## Short problem:
Emit a verbatim copy of the lines below from the line with "What matplotlib code" through the line with "plt.rcParams['font.size'] = 16.8", excluding pictures and everything outside that range.
--- start of Stored records ---
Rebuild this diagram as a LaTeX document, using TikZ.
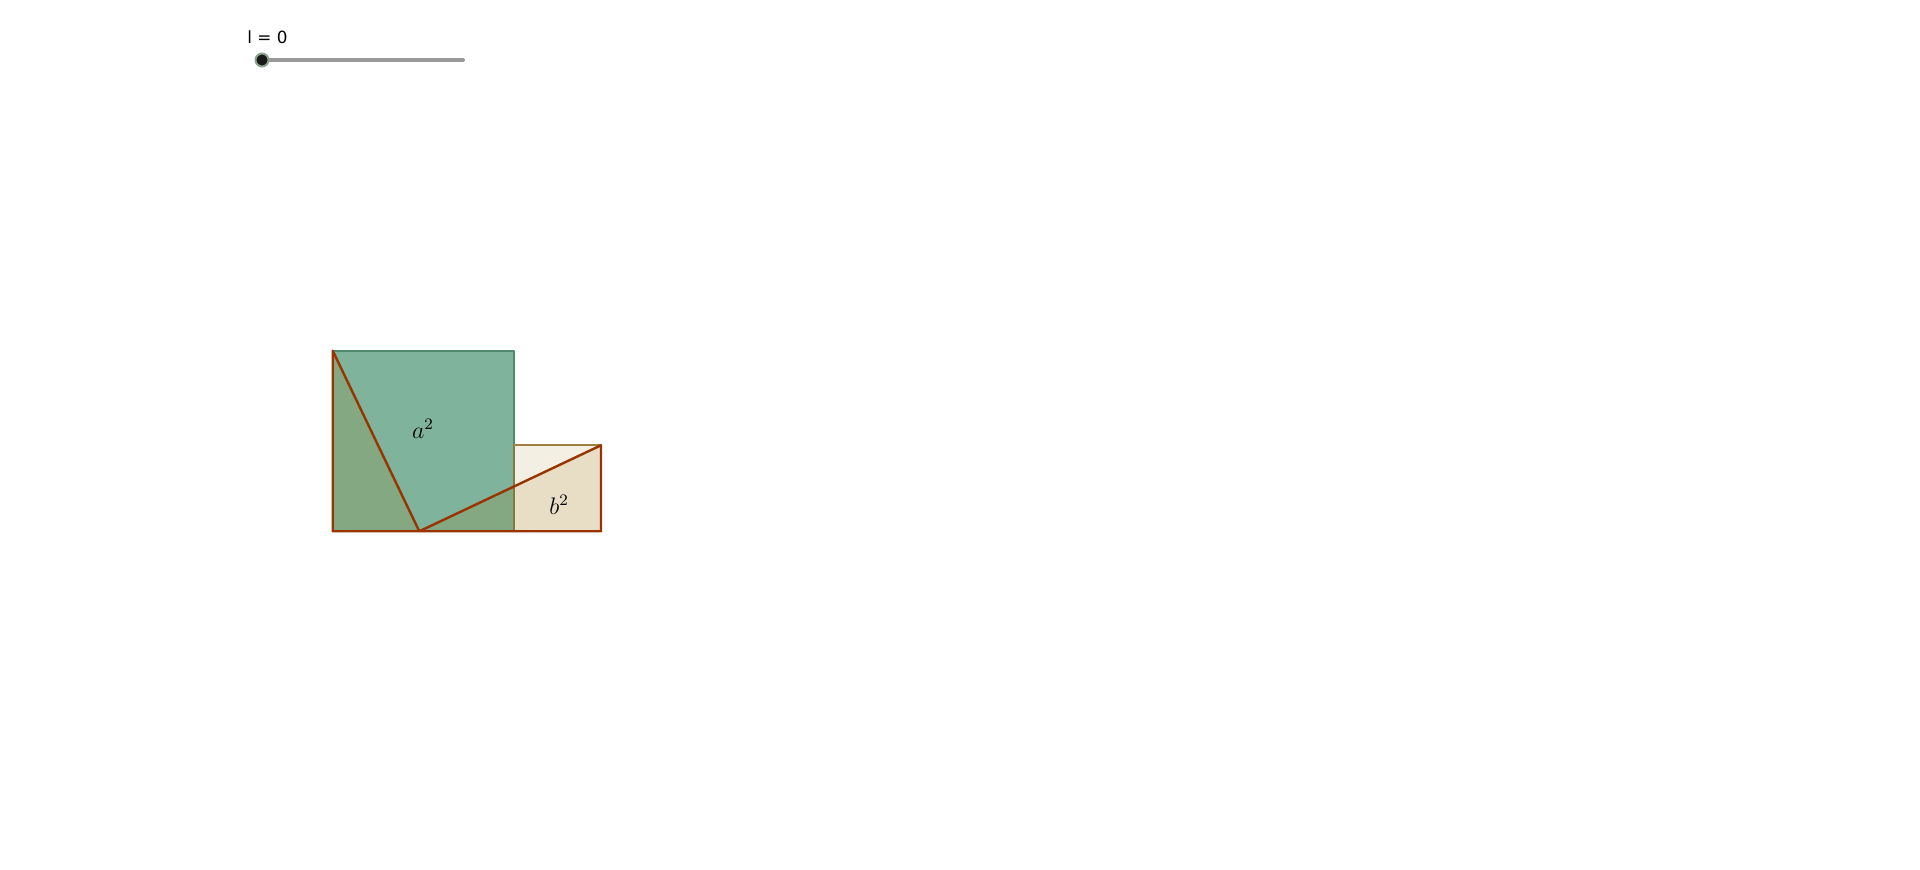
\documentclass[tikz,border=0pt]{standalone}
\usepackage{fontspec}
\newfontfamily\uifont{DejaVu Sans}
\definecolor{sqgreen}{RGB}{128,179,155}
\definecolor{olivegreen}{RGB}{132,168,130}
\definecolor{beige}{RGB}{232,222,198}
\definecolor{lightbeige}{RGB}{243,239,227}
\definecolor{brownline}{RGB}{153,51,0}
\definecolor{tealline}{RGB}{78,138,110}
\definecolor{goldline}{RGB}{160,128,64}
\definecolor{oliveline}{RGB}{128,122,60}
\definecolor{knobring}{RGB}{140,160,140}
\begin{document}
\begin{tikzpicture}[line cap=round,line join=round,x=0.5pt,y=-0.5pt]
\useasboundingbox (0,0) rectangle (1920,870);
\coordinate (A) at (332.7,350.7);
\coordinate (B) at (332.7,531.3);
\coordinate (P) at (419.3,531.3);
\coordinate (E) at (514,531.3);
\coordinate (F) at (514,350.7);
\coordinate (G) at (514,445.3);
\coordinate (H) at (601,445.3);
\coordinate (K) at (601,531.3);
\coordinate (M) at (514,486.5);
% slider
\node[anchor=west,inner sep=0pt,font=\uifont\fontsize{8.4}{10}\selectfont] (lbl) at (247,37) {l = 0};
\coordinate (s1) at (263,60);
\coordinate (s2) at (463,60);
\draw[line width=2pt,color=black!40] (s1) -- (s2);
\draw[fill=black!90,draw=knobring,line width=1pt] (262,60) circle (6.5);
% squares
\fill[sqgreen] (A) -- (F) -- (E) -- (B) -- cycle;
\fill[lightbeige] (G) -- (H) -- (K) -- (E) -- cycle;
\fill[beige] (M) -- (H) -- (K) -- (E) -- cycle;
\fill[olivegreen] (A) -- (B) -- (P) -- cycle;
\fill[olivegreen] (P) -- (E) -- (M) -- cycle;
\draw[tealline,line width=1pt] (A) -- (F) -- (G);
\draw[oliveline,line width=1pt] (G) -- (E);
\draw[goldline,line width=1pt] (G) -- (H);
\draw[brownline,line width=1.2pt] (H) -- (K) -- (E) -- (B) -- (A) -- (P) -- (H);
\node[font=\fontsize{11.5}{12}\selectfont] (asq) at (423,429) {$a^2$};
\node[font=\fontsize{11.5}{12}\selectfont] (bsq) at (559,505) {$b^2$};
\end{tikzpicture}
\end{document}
--- end of Stored records ---
--- start of Stored records ---
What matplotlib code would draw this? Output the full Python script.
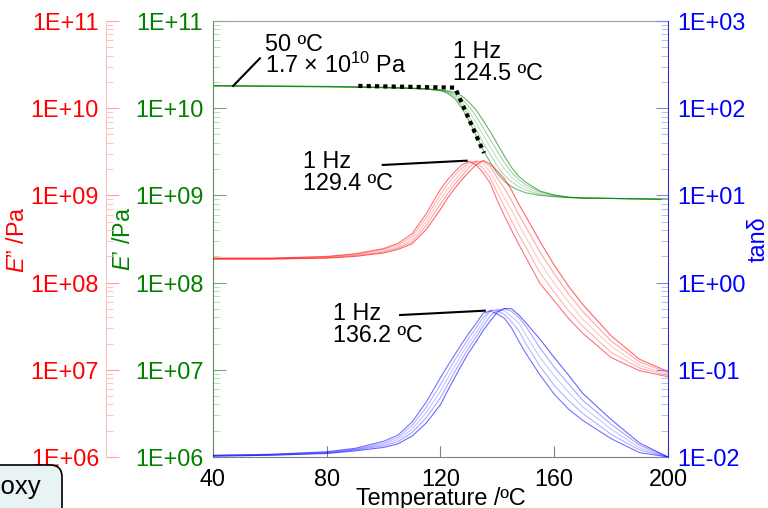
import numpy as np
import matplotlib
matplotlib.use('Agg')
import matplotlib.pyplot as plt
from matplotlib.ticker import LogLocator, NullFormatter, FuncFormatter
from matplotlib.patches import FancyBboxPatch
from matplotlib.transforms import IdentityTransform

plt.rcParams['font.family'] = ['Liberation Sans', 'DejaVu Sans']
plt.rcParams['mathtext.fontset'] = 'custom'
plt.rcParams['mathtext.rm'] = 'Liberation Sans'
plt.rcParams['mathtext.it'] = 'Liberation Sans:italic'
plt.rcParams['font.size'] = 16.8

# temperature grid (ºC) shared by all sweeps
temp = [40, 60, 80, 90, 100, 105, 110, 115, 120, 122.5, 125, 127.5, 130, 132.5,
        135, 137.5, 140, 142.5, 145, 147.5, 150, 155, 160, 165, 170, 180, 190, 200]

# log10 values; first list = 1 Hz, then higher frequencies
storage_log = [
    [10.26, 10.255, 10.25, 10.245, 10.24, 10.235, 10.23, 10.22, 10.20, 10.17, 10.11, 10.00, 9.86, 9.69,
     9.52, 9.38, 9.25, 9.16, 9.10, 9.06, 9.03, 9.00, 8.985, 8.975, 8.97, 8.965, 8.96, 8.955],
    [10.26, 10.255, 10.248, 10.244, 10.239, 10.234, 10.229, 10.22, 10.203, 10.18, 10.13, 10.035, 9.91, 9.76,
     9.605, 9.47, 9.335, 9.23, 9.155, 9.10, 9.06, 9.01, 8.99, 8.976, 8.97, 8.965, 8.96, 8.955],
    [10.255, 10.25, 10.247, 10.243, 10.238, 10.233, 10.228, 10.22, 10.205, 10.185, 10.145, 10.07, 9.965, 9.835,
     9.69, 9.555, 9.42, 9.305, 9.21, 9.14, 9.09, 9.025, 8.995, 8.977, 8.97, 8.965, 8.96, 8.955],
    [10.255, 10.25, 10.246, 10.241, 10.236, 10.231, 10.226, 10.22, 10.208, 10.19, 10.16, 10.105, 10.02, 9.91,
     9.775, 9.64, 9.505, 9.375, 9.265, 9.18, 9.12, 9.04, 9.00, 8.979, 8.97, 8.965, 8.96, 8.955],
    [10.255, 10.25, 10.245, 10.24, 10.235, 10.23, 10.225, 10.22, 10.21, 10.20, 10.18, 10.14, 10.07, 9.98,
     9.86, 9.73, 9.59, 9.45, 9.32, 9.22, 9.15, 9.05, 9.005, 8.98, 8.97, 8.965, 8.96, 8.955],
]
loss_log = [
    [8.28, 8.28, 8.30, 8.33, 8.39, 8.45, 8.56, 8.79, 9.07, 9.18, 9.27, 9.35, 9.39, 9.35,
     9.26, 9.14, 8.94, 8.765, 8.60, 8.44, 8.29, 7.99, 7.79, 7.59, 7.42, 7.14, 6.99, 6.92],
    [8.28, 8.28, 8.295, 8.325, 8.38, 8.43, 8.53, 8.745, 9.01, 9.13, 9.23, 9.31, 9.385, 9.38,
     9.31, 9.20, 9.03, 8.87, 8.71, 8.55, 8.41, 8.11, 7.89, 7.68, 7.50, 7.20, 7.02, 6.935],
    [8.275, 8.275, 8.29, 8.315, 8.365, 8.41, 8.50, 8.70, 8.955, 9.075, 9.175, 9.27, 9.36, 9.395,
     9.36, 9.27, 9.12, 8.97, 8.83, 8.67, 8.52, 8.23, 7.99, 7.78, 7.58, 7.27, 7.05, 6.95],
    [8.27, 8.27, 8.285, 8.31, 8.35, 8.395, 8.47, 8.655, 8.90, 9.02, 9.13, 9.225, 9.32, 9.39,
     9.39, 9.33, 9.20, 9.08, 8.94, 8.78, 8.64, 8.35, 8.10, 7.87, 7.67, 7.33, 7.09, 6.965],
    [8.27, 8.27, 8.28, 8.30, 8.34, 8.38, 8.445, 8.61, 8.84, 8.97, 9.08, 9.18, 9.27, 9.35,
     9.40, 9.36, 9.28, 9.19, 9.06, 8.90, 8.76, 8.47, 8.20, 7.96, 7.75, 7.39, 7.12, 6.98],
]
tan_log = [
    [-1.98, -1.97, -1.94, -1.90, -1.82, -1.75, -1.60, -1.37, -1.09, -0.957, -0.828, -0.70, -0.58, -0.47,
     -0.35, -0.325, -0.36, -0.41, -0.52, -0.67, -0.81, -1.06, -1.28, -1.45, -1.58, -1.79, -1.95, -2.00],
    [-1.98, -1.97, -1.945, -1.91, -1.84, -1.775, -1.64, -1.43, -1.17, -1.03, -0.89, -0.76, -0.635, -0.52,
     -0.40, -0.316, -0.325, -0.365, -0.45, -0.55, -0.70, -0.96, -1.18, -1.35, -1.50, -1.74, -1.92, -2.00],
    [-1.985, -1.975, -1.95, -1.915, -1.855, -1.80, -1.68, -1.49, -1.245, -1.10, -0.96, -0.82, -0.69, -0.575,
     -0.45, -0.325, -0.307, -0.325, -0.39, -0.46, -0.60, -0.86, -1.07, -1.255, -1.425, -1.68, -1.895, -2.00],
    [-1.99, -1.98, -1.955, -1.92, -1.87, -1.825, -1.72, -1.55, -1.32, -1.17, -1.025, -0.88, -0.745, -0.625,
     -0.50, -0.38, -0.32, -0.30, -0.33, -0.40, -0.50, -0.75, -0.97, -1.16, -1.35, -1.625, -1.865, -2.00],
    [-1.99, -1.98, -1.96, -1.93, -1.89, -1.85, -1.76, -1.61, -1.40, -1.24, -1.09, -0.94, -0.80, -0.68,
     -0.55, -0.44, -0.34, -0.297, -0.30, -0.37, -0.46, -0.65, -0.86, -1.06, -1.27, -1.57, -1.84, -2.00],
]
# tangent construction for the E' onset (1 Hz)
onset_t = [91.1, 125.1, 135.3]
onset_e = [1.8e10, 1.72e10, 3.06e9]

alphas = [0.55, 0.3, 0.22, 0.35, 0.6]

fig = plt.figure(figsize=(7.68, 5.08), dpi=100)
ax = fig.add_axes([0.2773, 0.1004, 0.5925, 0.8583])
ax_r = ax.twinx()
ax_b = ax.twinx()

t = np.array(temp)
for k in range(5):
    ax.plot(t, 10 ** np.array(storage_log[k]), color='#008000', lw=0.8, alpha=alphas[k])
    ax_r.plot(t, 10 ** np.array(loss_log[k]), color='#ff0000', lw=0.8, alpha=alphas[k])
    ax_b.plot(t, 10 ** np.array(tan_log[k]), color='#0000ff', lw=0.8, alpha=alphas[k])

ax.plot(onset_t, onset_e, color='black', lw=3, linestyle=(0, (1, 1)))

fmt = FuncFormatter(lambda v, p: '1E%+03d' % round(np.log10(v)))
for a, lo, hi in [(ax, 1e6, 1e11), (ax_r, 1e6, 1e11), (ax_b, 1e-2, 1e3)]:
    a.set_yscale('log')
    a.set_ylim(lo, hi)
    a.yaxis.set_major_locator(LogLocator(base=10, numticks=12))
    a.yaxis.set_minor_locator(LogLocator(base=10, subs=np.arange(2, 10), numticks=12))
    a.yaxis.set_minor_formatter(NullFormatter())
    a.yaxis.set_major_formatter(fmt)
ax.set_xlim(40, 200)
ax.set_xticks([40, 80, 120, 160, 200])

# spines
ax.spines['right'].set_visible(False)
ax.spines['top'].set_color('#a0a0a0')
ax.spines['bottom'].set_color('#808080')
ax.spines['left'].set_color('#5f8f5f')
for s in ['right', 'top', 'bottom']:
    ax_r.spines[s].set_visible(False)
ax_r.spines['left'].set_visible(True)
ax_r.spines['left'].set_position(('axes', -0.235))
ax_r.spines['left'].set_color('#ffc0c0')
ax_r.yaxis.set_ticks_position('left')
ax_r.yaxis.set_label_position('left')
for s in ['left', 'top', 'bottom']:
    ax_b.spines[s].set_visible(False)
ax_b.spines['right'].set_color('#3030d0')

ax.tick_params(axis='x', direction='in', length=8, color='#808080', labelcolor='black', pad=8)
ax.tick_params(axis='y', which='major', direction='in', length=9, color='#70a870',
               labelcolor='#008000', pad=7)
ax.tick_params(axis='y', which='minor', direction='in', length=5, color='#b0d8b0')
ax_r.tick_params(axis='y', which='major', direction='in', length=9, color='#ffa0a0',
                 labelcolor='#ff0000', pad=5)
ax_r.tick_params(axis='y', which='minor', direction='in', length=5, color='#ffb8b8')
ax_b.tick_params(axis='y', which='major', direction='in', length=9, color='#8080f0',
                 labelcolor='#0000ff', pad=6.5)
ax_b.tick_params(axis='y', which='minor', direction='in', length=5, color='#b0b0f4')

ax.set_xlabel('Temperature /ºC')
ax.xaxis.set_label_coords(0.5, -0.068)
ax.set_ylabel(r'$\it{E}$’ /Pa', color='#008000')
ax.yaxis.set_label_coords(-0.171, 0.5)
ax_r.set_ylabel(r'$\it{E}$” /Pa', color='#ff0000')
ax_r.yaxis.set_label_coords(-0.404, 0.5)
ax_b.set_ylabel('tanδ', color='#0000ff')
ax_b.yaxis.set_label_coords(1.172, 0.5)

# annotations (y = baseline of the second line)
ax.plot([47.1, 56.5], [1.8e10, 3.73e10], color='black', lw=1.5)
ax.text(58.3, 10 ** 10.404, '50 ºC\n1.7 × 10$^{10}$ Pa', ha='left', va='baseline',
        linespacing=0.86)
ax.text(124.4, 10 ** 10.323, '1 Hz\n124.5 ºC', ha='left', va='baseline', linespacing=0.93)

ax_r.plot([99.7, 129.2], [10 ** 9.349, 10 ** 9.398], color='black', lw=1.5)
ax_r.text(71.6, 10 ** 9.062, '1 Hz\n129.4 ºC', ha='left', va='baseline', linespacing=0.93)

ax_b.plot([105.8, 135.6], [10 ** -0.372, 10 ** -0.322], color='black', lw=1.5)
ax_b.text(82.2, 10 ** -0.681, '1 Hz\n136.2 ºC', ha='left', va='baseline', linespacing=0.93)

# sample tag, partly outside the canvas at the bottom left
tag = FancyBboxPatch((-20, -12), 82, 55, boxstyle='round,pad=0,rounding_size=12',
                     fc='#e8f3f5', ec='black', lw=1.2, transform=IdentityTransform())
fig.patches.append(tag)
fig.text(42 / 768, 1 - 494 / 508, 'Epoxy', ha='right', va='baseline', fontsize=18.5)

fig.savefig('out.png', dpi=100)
--- end of Stored records ---
## Answer for the task:
What matplotlib code would draw this? Output the full Python script.
import numpy as np
import matplotlib
matplotlib.use('Agg')
import matplotlib.pyplot as plt
from matplotlib.ticker import LogLocator, NullFormatter, FuncFormatter
from matplotlib.patches import FancyBboxPatch
from matplotlib.transforms import IdentityTransform

plt.rcParams['font.family'] = ['Liberation Sans', 'DejaVu Sans']
plt.rcParams['mathtext.fontset'] = 'custom'
plt.rcParams['mathtext.rm'] = 'Liberation Sans'
plt.rcParams['mathtext.it'] = 'Liberation Sans:italic'
plt.rcParams['font.size'] = 16.8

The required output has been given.